Energy Efficiency: PoS is much more energy-efficient than PoW because it does not require miners to expend vast amounts of computational power to solve cryptographic puzzles.
Security: Both PoW and PoS are secure, but PoW is generally considered to be more robust in terms of resisting attacks, as altering the blockchain would require an attacker to control more than 50% of the computational power in the network.
Decentralization: PoS has the potential to be more decentralized than PoW, as it eliminates the need for expensive mining equipment and allows more participants to secure the network. However, PoS can still suffer from centralization if large holders of cryptocurrency dominate the staking process.
Environmental Impact: PoS has a far smaller environmental footprint than PoW, making it a more sustainable option for long-term blockchain growth.

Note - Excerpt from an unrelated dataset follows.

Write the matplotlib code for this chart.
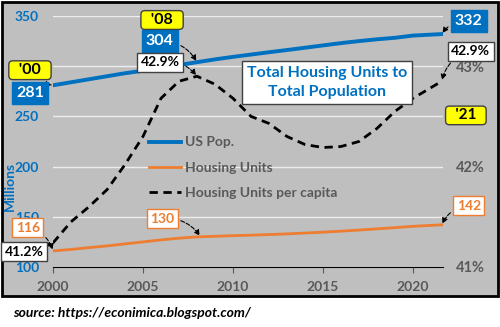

Conclusion: Which Consensus Mechanism is Better?

Both Proof of Work and Proof of Stake have their merits, and the choice between the two depends on the goals of the blockchain network. PoW has proven its effectiveness in securing decentralized networks like Bitcoin, but its energy inefficiency and tendency toward centralization are significant concerns. On the other hand, PoS offers a more energy-efficient and potentially more decentralized alternative, but it comes with its own challenges, such as the risk of centralization through large stakes and the “nothing at stake” problem.

As blockchain technology continues to evolve, it is likely that both PoW and PoS will coexist, with each serving different needs. Some networks may opt for PoW due to its security guarantees, while others may choose PoS for its energy efficiency and scalability. Ultimately, the ongoing development of hybrid models and new consensus mechanisms will continue to shape the future of blockchain and its applications.